Development of an OpenFOAM Solver to Investigate the Dynamic Absorption and Desorption Processes in Metal-hydrides

Christoph Ulrich; Maximilian Richard Ziegler; Daniel Felix Szambien; Christian Koch; Roland Scharf

doi:10.51560/ofj.v5.110

Authors

Christoph Ulrich Institute for Power Plant Engineering and Heat Transfer, Gottfried Wilhelm Leibniz University Hannover https://orcid.org/0009-0004-1901-9542
Maximilian Richard Ziegler Institute for Power Plant Engineering and Heat Transfer, Gottfried Wilhelm Leibniz University Hannover https://orcid.org/0009-0002-2308-6612
Daniel Felix Szambien Institute for Power Plant Engineering and Heat Transfer, Gottfried Wilhelm Leibniz University Hannover https://orcid.org/0009-0007-4945-5945
Christian Buhl Institute for Power Plant Engineering and Heat Transfer, Gottfried Wilhelm Leibniz University Hannover https://orcid.org/0009-0003-9466-4085
Roland Scharf Institute for Power Plant Engineering and Heat Transfer, Gottfried Wilhelm Leibniz University Hannover https://orcid.org/0000-0002-5128-5291

DOI:

https://doi.org/10.51560/ofj.v5.110

Keywords:

Hydrogen storage, Metal-Hydride, Hydrogen absorption, Hydrogen desorption

Abstract

The purpose of this paper is to introduce twoRegionHydrideFoam, a newly developed solver that enables the calculation of hydrogen absorption and desorption reactions in metal-hydrides.

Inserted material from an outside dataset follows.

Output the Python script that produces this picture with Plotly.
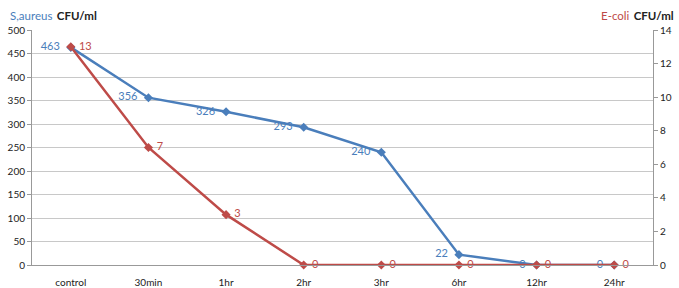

This solver integrates simulations of chemical, thermodynamic, and continuum mechanical processes. The primary focus is to provide a detailed, locally resolved description of hydrogen loading cycles under varying temperatures and pressures. We discuss the mathematical model assembled for this purpose and its implementation in OpenFOAM. Additionally, precise heat transfer calculations are achieved using the groovyBC third-party library. The performance and accuracy of the solver are demonstrated through a parametric study where key system parameters are systematically varied and analyzed. Furthermore, this paper includes preconfigured example cases to facilitate understanding and application of the solver. This solver meets the increasing demand for advanced tools in sustainable energy storage and hydrogen technology research. By expanding the capabilities of OpenFOAM®, it offers a powerful platform for researchers and engineers to explore and develop innovative solutions within the hydrogen economy.